Public Interest News Bulletin – November 4, 2011
By: Steve Grumm
Happy Friday, dear readers. From my perch at the NALP Global Headquarters I’m looking out at a gray-but-still-beautiful autumn morning. Well, actually now I’m looking out at a trash truck picking up garbage from a restaurant. So much of urban beauty is in the eye of the beholder.
This week: LSC funding movement on the Hill (or in French: le Hill); how Virginia prosecutors and defenders are weathering funding challenges; speaking of, are layoffs coming to the Chicago PD’s office?; the lawyers representing “Occupy” protestors; DV funding for New Hampshire Legal Assistance; controversy surrounding a proposal to put caseload limits on Washington State defenders (story from the glorious city of Yakima, which I once called home).
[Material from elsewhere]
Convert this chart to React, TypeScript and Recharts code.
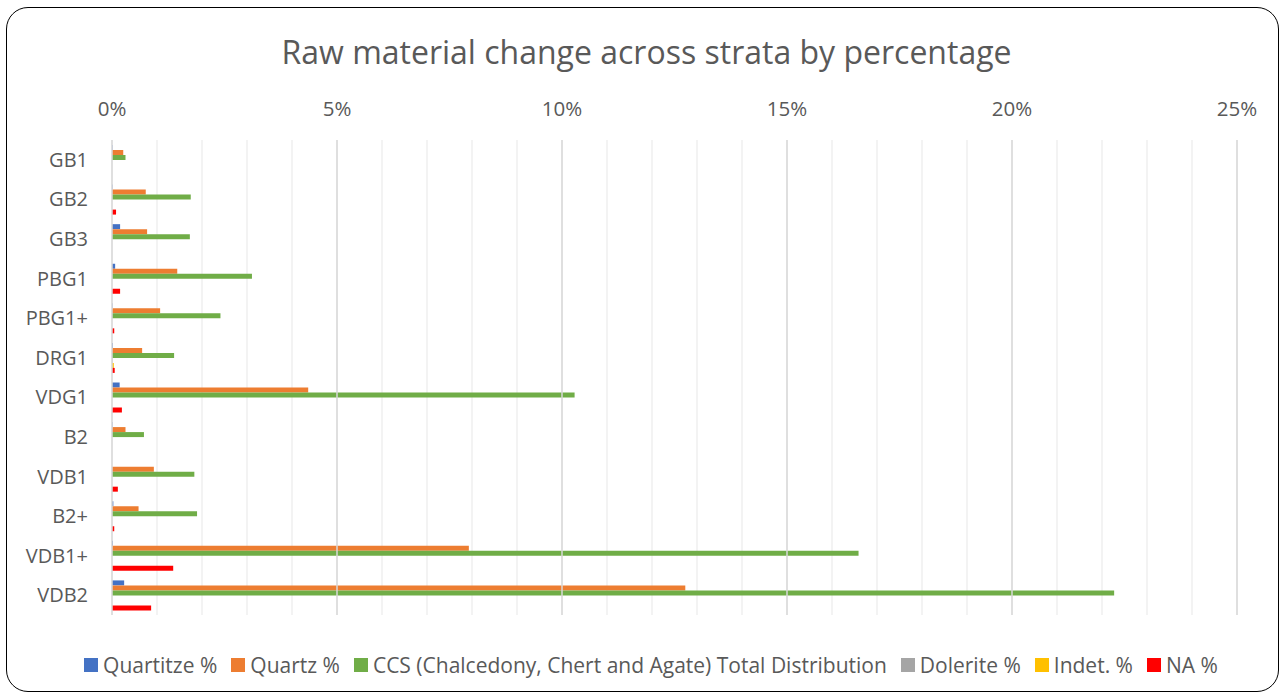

- 11.2.11 – our friends at the National Legal Aid & Defender Association offered a useful update about Legal Services Corp. appropriation developments in Congress: “Yesterday the Senate approved by a vote of 69 to 30 a package of three appropriations bills, including the Commerce, Justice and Science (CJS) appropriation bill for FY 2012. The measure includes an appropriation for the Legal Services Corporation of $396.1 million for next year. This amounts to a 2 percent cut from the current level of $404.2 million…” Read on for discussion of how this may be reconciled with the much lower House LSC appropriation.
- The Wall Street Journal’s Law Blog opened up debate about the importance of funding LSC. You can read the blog post and some commentary (which is pretty good by Internet standards) here.
- 11.1.11 – a piece in the Virginian-Pilot provides numbers on how Virginia prosecutors and PDs are handling funding challenges. Some data points:
- “In Virginia, the State Compensation Board decreased the budgets for commonwealth’s attorneys statewide by 10 percent in 2010.”
- “Norfolk has lost five prosecutors since last July, dropping the number of attorneys from 44 to 39, Commonwealth’s Attorney Gregory Underwood said.”
- “Chesapeake Commonwealth’s Attorney Nancy Parr said in an email that she…lost two attorney positions, which she said she was able to do through attrition rather than layoffs.”
- “A handful of open positions in the Portsmouth Commonwealth’s Attorney’s Office have remained unfilled, prosecutor Earle C. Mobley said.”
- “Virginia Beach public defender Peter Legler said his office has gone several years without raises but has not lost any attorney positions.”
- 10.31.11 – layoffs among Chicago public defenders? Quite possible. From the Sun-Times: “Cook County Board President Toni Preckwinkle sent out the first wave of layoff notices Monday to roughly 100 employees under her authority, a spokesman said….The layoffs will hit a range of offices under her control, from the public defender’s office to the highway department….County Public Defender Abishi Cunningham didn’t have a precise count of workers in his office receiving notices today but said he hopes the county and the unions will work out a deal as they did before. ‘We’re still negotiating,’ Cunningham said, adding that he initially thought he was going to have layoffs in his office at the start of this year but negotiations avoided that through furloughs.”
- 10.30.11 – a McClatchy piece looks at the role of lawyers assisting “Occupy” protestors throughout the country. Noting that many protestors are running into legal entanglements, the piece goes on, “The resulting legal skirmishes have spurred the largest mobilization of pro bono protest attorneys since the anti-war movement of the 1960s and ’70s. ‘It’s probably bigger than the anti-war movement, because there are so many simultaneous demonstrations. I’ve never seen anything like it,’ said Carol Sobel, co-chair of the Mass Defense Committee of the National Lawyers Guild. Some of the volunteer lawyers draft and file motions, or simply monitor the protests as legal observers. Some advise the activists on how to negotiate with city leaders. Others show up in court – usually on short notice – to represent jailed protesters at their initial court appearances.”
- 10.29.11 – New Hampshire Legal Assistance received good funding news: the DOJ’s Office on Violence Against Women renewed a grant which allows NHLA to serve DV victims. The Nashua Telegraph reports: “The grant, $540,000 over two years, is the prime funding source for the statewide program that offers civil legal services to low-income victims and survivors of domestic and sexual violence….” It’s been a tumultuous funding year for NHLA (as has been the case with so many other programs), so this is certainly welcome news. (Congrats, John and company!)
- 10.29.11 – the Yakima Herald-Republic reports on the controversy surrounding the Washington State Supeme Court’s consideration of a proposal to put upward limits on public defender caseloads: “In an effort to make sure indigent clients are receiving adequate legal representation, the state Bar Association recently recommended limiting the number of cases public defenders can handle at any one time.” The story focuses on arguments against the proposal by Washington cities, including Yakima, which don’t have a way to finance the costs that could attend the rule’s promulgation. (Unsolicited autobiographical tidbit: I spent a post-college year volunteering with a legal services program in Yakima. Such a wonderful, formative experience. And I sure miss hiking the eastern Cascades.)